▸ PROBLEM REQUIREMENTS
Skip any picture you find and retype all the remaining lines exactly.

▸ GIVEN MATERIAL
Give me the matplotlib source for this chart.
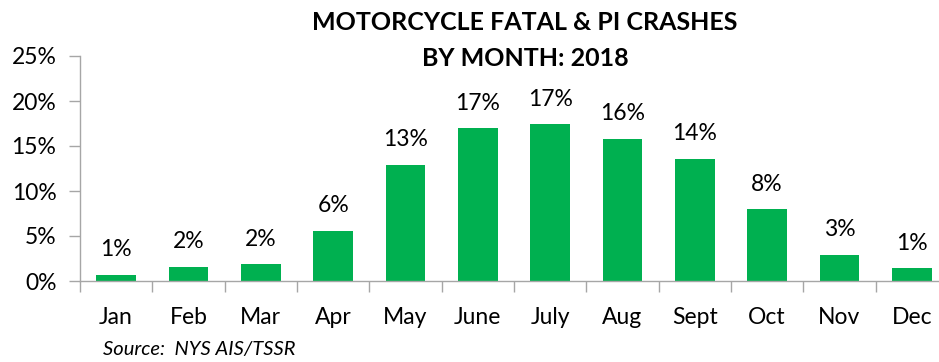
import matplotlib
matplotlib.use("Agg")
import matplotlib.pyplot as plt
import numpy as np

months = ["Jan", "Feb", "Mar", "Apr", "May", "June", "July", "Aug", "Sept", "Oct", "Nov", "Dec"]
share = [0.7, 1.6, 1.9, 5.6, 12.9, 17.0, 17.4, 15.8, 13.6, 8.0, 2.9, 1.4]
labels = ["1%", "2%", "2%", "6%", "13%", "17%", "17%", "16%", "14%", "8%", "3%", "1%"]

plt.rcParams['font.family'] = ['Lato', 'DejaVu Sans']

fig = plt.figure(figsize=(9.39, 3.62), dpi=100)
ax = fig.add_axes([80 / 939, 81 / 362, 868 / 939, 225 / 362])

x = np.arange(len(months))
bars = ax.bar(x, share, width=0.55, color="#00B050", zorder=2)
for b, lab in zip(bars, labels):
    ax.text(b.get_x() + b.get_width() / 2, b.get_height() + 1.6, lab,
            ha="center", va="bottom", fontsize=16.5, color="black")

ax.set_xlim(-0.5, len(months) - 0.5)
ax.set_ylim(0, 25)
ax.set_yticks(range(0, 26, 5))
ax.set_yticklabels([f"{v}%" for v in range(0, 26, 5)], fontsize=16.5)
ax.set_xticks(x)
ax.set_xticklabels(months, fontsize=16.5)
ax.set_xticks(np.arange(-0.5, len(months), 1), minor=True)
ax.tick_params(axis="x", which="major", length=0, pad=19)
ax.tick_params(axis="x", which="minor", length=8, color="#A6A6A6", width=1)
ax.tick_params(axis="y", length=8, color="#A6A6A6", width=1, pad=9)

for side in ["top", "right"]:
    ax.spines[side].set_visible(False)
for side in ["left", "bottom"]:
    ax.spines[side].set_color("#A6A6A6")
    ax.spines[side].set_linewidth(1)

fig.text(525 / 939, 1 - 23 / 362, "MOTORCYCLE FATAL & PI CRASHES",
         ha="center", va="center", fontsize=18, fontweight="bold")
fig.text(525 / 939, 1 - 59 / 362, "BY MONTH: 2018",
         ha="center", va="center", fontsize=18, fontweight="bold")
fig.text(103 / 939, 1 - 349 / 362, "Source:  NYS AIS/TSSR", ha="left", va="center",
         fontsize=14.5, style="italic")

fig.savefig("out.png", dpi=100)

▸ EXPECTED OUTPUT
Give me the matplotlib source for this chart.
import matplotlib
matplotlib.use("Agg")
import matplotlib.pyplot as plt
import numpy as np

months = ["Jan", "Feb", "Mar", "Apr", "May", "June", "July", "Aug", "Sept", "Oct", "Nov", "Dec"]
share = [0.7, 1.6, 1.9, 5.6, 12.9, 17.0, 17.4, 15.8, 13.6, 8.0, 2.9, 1.4]
labels = ["1%", "2%", "2%", "6%", "13%", "17%", "17%", "16%", "14%", "8%", "3%", "1%"]

plt.rcParams['font.family'] = ['Lato', 'DejaVu Sans']

fig = plt.figure(figsize=(9.39, 3.62), dpi=100)
ax = fig.add_axes([80 / 939, 81 / 362, 868 / 939, 225 / 362])

x = np.arange(len(months))
bars = ax.bar(x, share, width=0.55, color="#00B050", zorder=2)
for b, lab in zip(bars, labels):
    ax.text(b.get_x() + b.get_width() / 2, b.get_height() + 1.6, lab,
            ha="center", va="bottom", fontsize=16.5, color="black")

ax.set_xlim(-0.5, len(months) - 0.5)
ax.set_ylim(0, 25)
ax.set_yticks(range(0, 26, 5))
ax.set_yticklabels([f"{v}%" for v in range(0, 26, 5)], fontsize=16.5)
ax.set_xticks(x)
ax.set_xticklabels(months, fontsize=16.5)
ax.set_xticks(np.arange(-0.5, len(months), 1), minor=True)
ax.tick_params(axis="x", which="major", length=0, pad=19)
ax.tick_params(axis="x", which="minor", length=8, color="#A6A6A6", width=1)
ax.tick_params(axis="y", length=8, color="#A6A6A6", width=1, pad=9)

for side in ["top", "right"]:
    ax.spines[side].set_visible(False)
for side in ["left", "bottom"]:
    ax.spines[side].set_color("#A6A6A6")
    ax.spines[side].set_linewidth(1)

fig.text(525 / 939, 1 - 23 / 362, "MOTORCYCLE FATAL & PI CRASHES",
         ha="center", va="center", fontsize=18, fontweight="bold")
fig.text(525 / 939, 1 - 59 / 362, "BY MONTH: 2018",
         ha="center", va="center", fontsize=18, fontweight="bold")
fig.text(103 / 939, 1 - 349 / 362, "Source:  NYS AIS/TSSR", ha="left", va="center",
         fontsize=14.5, style="italic")

fig.savefig("out.png", dpi=100)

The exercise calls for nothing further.